─── Stored data

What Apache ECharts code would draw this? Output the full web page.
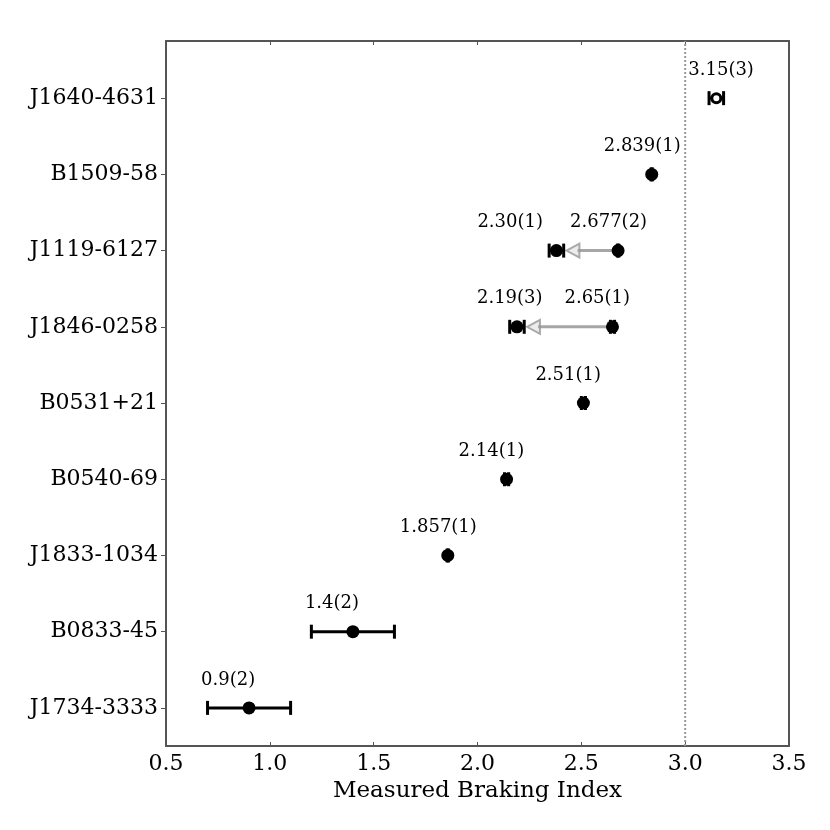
<!DOCTYPE html>
<html>
<head>
<meta charset="utf-8">
<script src="https://cdn.jsdelivr.net/npm/echarts@6/dist/echarts.min.js"></script>
<style>
html,body{margin:0;padding:0;background:#fff;}
#chart{width:830px;height:830px;}
</style>
</head>
<body>
<div id="chart"></div>
<script>
// Pulsars, bottom (index 0) to top (index 8)
const names = ['J1734-3333','B0833-45','J1833-1034','B0540-69','B0531+21','J1846-0258','J1119-6127','B1509-58','J1640-4631'];
const mainValues = [0.9, 1.4, 1.857, 2.14, 2.51, 2.65, 2.677, 2.839, 3.15];
const mainErrors = [0.2, 0.2, 0.003, 0.01, 0.01, 0.01, 0.003, 0.003, 0.035];
const mainLabels = ['0.9(2)','1.4(2)','1.857(1)','2.14(1)','2.51(1)','2.65(1)','2.677(2)','2.839(1)','3.15(3)'];
const hollowNames = ['J1640-4631'];
// Earlier measurements (square-ish markers) reached by the grey arrows
const prevNames = ['J1846-0258','J1119-6127'];
const prevValues = [2.19, 2.38];
const prevErrors = [0.035, 0.035];
const prevLabels = ['2.19(3)','2.30(1)'];
const xTicks = [0.5, 1.0, 1.5, 2.0, 2.5, 3.0, 3.5];
const refLine = 3.0;

// layout: horizontal label offsets (px, left edge relative to marker)
const mainLabelDx = {'3.15(3)': -28};
const prevLabelDx = {'2.19(3)': -40, '2.30(1)': -79};

const FONT = 'DejaVu Serif';
const yIdx = names.map((_, i) => i);

function errItem(params, api, labels, dxMap, hollowFlags) {
  const x = api.value(0), y = api.value(1), e = api.value(2);
  const c = api.coord([x, y]);
  const l = api.coord([x - e, y]);
  const r = api.coord([x + e, y]);
  const capH = 7;
  const lbl = labels[params.dataIndex];
  const dx = (dxMap[lbl] !== undefined) ? dxMap[lbl] : -48;
  const hollow = hollowFlags ? hollowFlags[params.dataIndex] : false;
  const st = {stroke: '#000', lineWidth: 3};
  return {
    type: 'group',
    children: [
      {type: 'line', shape: {x1: l[0], y1: c[1], x2: r[0], y2: c[1]}, style: st},
      {type: 'line', shape: {x1: l[0], y1: c[1] - capH, x2: l[0], y2: c[1] + capH}, style: st},
      {type: 'line', shape: {x1: r[0], y1: c[1] - capH, x2: r[0], y2: c[1] + capH}, style: st},
      {type: 'circle', shape: {cx: c[0], cy: c[1], r: hollow ? 4.5 : 6.5},
        style: hollow ? {fill: '#fff', stroke: '#000', lineWidth: 3} : {fill: '#000', stroke: '#000', lineWidth: 0}},
      {type: 'text', x: c[0] + dx, y: c[1] - 28,
        style: {text: lbl, fill: '#000', font: '18px "' + FONT + '"', align: 'left', verticalAlign: 'middle'}}
    ]
  };
}

const mainData = mainValues.map((v, i) => [v, yIdx[i], mainErrors[i]]);
const hollowFlags = names.map(n => hollowNames.indexOf(n) >= 0);
const prevData = prevValues.map((v, i) => [v, names.indexOf(prevNames[i]), prevErrors[i]]);
const arrowData = prevNames.map((n, i) => {
  const k = names.indexOf(n);
  return [mainValues[k], k, prevValues[i]];
});

const chart = echarts.init(document.getElementById('chart'), null, {renderer: 'canvas'});
const axisLineStyle = {color: '#555', width: 2};
chart.setOption({
  animation: false,
  backgroundColor: '#fff',
  grid: {left: 166, right: 41, top: 41, bottom: 84, containLabel: false},
  xAxis: [{
    type: 'value', min: 0.5, max: 3.5, interval: 0.5, position: 'bottom',
    name: 'Measured Braking Index', nameLocation: 'middle', nameGap: 32,
    nameTextStyle: {fontFamily: FONT, fontSize: 23, color: '#000'},
    axisLine: {show: true, onZero: false, lineStyle: axisLineStyle},
    axisTick: {show: true, inside: true, length: 4, lineStyle: {color: '#555', width: 1}},
    axisLabel: {fontFamily: FONT, fontSize: 22, color: '#000', margin: 7,
      formatter: v => v.toFixed(1)},
    splitLine: {show: false}
  }, {
    type: 'value', min: 0.5, max: 3.5, interval: 0.5, position: 'top',
    axisLine: {show: true, onZero: false, lineStyle: axisLineStyle},
    axisTick: {show: true, inside: true, length: 4, lineStyle: {color: '#555', width: 1}},
    axisLabel: {show: false}, splitLine: {show: false}
  }],
  yAxis: [{
    type: 'value', min: -0.5, max: 8.75, position: 'left',
    axisLine: {show: true, onZero: false, lineStyle: axisLineStyle},
    axisTick: {show: true, inside: false, length: 5, customValues: yIdx, lineStyle: {color: '#555', width: 1}},
    axisLabel: {fontFamily: FONT, fontSize: 22, color: '#000', margin: 8, customValues: yIdx,
      formatter: v => names[Math.round(v)] || ''},
    splitLine: {show: false}
  }, {
    type: 'value', min: -0.5, max: 8.75, position: 'right',
    axisLine: {show: true, onZero: false, lineStyle: axisLineStyle},
    axisTick: {show: false}, axisLabel: {show: false}, splitLine: {show: false}
  }],
  series: [
    {
      type: 'line', xAxisIndex: 0, yAxisIndex: 0, symbol: 'none', silent: true, z: 1,
      data: [[refLine, -0.5], [refLine, 8.75]],
      lineStyle: {color: '#999', width: 2, type: [2, 2]}
    },
    {
      type: 'custom', xAxisIndex: 0, yAxisIndex: 0, z: 2, silent: true,
      data: arrowData,
      renderItem: function (params, api) {
        const s = api.coord([api.value(0), api.value(1)]);
        const t = api.coord([api.value(2), api.value(1)]);
        const tipX = t[0] + 10, y = s[1];
        const headL = 13, headW = 7;
        return {
          type: 'group',
          children: [
            {type: 'line', shape: {x1: s[0], y1: y, x2: tipX + headL - 2, y2: y},
              style: {stroke: 'rgba(150,150,150,0.85)', lineWidth: 3}},
            {type: 'polygon', shape: {points: [[tipX, y], [tipX + headL, y - headW], [tipX + headL, y + headW]]},
              style: {fill: 'rgba(200,200,200,0.35)', stroke: 'rgba(150,150,150,0.8)', lineWidth: 2, lineJoin: 'miter'}}
          ]
        };
      }
    },
    {
      type: 'custom', xAxisIndex: 0, yAxisIndex: 0, z: 3, silent: true,
      data: prevData,
      renderItem: (params, api) => errItem(params, api, prevLabels, prevLabelDx, null)
    },
    {
      type: 'custom', xAxisIndex: 0, yAxisIndex: 0, z: 4, silent: true,
      data: mainData,
      renderItem: (params, api) => errItem(params, api, mainLabels, mainLabelDx, hollowFlags)
    }
  ]
});
</script>
</body>
</html>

──────

Problem description →
All the material shown above is to be copied exactly, with no pictures carried over.

Finished task →
What Apache ECharts code would draw this? Output the full web page.
<!DOCTYPE html>
<html>
<head>
<meta charset="utf-8">
<script src="https://cdn.jsdelivr.net/npm/echarts@6/dist/echarts.min.js"></script>
<style>
html,body{margin:0;padding:0;background:#fff;}
#chart{width:830px;height:830px;}
</style>
</head>
<body>
<div id="chart"></div>
<script>
// Pulsars, bottom (index 0) to top (index 8)
const names = ['J1734-3333','B0833-45','J1833-1034','B0540-69','B0531+21','J1846-0258','J1119-6127','B1509-58','J1640-4631'];
const mainValues = [0.9, 1.4, 1.857, 2.14, 2.51, 2.65, 2.677, 2.839, 3.15];
const mainErrors = [0.2, 0.2, 0.003, 0.01, 0.01, 0.01, 0.003, 0.003, 0.035];
const mainLabels = ['0.9(2)','1.4(2)','1.857(1)','2.14(1)','2.51(1)','2.65(1)','2.677(2)','2.839(1)','3.15(3)'];
const hollowNames = ['J1640-4631'];
// Earlier measurements (square-ish markers) reached by the grey arrows
const prevNames = ['J1846-0258','J1119-6127'];
const prevValues = [2.19, 2.38];
const prevErrors = [0.035, 0.035];
const prevLabels = ['2.19(3)','2.30(1)'];
const xTicks = [0.5, 1.0, 1.5, 2.0, 2.5, 3.0, 3.5];
const refLine = 3.0;

// layout: horizontal label offsets (px, left edge relative to marker)
const mainLabelDx = {'3.15(3)': -28};
const prevLabelDx = {'2.19(3)': -40, '2.30(1)': -79};

const FONT = 'DejaVu Serif';
const yIdx = names.map((_, i) => i);

function errItem(params, api, labels, dxMap, hollowFlags) {
  const x = api.value(0), y = api.value(1), e = api.value(2);
  const c = api.coord([x, y]);
  const l = api.coord([x - e, y]);
  const r = api.coord([x + e, y]);
  const capH = 7;
  const lbl = labels[params.dataIndex];
  const dx = (dxMap[lbl] !== undefined) ? dxMap[lbl] : -48;
  const hollow = hollowFlags ? hollowFlags[params.dataIndex] : false;
  const st = {stroke: '#000', lineWidth: 3};
  return {
    type: 'group',
    children: [
      {type: 'line', shape: {x1: l[0], y1: c[1], x2: r[0], y2: c[1]}, style: st},
      {type: 'line', shape: {x1: l[0], y1: c[1] - capH, x2: l[0], y2: c[1] + capH}, style: st},
      {type: 'line', shape: {x1: r[0], y1: c[1] - capH, x2: r[0], y2: c[1] + capH}, style: st},
      {type: 'circle', shape: {cx: c[0], cy: c[1], r: hollow ? 4.5 : 6.5},
        style: hollow ? {fill: '#fff', stroke: '#000', lineWidth: 3} : {fill: '#000', stroke: '#000', lineWidth: 0}},
      {type: 'text', x: c[0] + dx, y: c[1] - 28,
        style: {text: lbl, fill: '#000', font: '18px "' + FONT + '"', align: 'left', verticalAlign: 'middle'}}
    ]
  };
}

const mainData = mainValues.map((v, i) => [v, yIdx[i], mainErrors[i]]);
const hollowFlags = names.map(n => hollowNames.indexOf(n) >= 0);
const prevData = prevValues.map((v, i) => [v, names.indexOf(prevNames[i]), prevErrors[i]]);
const arrowData = prevNames.map((n, i) => {
  const k = names.indexOf(n);
  return [mainValues[k], k, prevValues[i]];
});

const chart = echarts.init(document.getElementById('chart'), null, {renderer: 'canvas'});
const axisLineStyle = {color: '#555', width: 2};
chart.setOption({
  animation: false,
  backgroundColor: '#fff',
  grid: {left: 166, right: 41, top: 41, bottom: 84, containLabel: false},
  xAxis: [{
    type: 'value', min: 0.5, max: 3.5, interval: 0.5, position: 'bottom',
    name: 'Measured Braking Index', nameLocation: 'middle', nameGap: 32,
    nameTextStyle: {fontFamily: FONT, fontSize: 23, color: '#000'},
    axisLine: {show: true, onZero: false, lineStyle: axisLineStyle},
    axisTick: {show: true, inside: true, length: 4, lineStyle: {color: '#555', width: 1}},
    axisLabel: {fontFamily: FONT, fontSize: 22, color: '#000', margin: 7,
      formatter: v => v.toFixed(1)},
    splitLine: {show: false}
  }, {
    type: 'value', min: 0.5, max: 3.5, interval: 0.5, position: 'top',
    axisLine: {show: true, onZero: false, lineStyle: axisLineStyle},
    axisTick: {show: true, inside: true, length: 4, lineStyle: {color: '#555', width: 1}},
    axisLabel: {show: false}, splitLine: {show: false}
  }],
  yAxis: [{
    type: 'value', min: -0.5, max: 8.75, position: 'left',
    axisLine: {show: true, onZero: false, lineStyle: axisLineStyle},
    axisTick: {show: true, inside: false, length: 5, customValues: yIdx, lineStyle: {color: '#555', width: 1}},
    axisLabel: {fontFamily: FONT, fontSize: 22, color: '#000', margin: 8, customValues: yIdx,
      formatter: v => names[Math.round(v)] || ''},
    splitLine: {show: false}
  }, {
    type: 'value', min: -0.5, max: 8.75, position: 'right',
    axisLine: {show: true, onZero: false, lineStyle: axisLineStyle},
    axisTick: {show: false}, axisLabel: {show: false}, splitLine: {show: false}
  }],
  series: [
    {
      type: 'line', xAxisIndex: 0, yAxisIndex: 0, symbol: 'none', silent: true, z: 1,
      data: [[refLine, -0.5], [refLine, 8.75]],
      lineStyle: {color: '#999', width: 2, type: [2, 2]}
    },
    {
      type: 'custom', xAxisIndex: 0, yAxisIndex: 0, z: 2, silent: true,
      data: arrowData,
      renderItem: function (params, api) {
        const s = api.coord([api.value(0), api.value(1)]);
        const t = api.coord([api.value(2), api.value(1)]);
        const tipX = t[0] + 10, y = s[1];
        const headL = 13, headW = 7;
        return {
          type: 'group',
          children: [
            {type: 'line', shape: {x1: s[0], y1: y, x2: tipX + headL - 2, y2: y},
              style: {stroke: 'rgba(150,150,150,0.85)', lineWidth: 3}},
            {type: 'polygon', shape: {points: [[tipX, y], [tipX + headL, y - headW], [tipX + headL, y + headW]]},
              style: {fill: 'rgba(200,200,200,0.35)', stroke: 'rgba(150,150,150,0.8)', lineWidth: 2, lineJoin: 'miter'}}
          ]
        };
      }
    },
    {
      type: 'custom', xAxisIndex: 0, yAxisIndex: 0, z: 3, silent: true,
      data: prevData,
      renderItem: (params, api) => errItem(params, api, prevLabels, prevLabelDx, null)
    },
    {
      type: 'custom', xAxisIndex: 0, yAxisIndex: 0, z: 4, silent: true,
      data: mainData,
      renderItem: (params, api) => errItem(params, api, mainLabels, mainLabelDx, hollowFlags)
    }
  ]
});
</script>
</body>
</html>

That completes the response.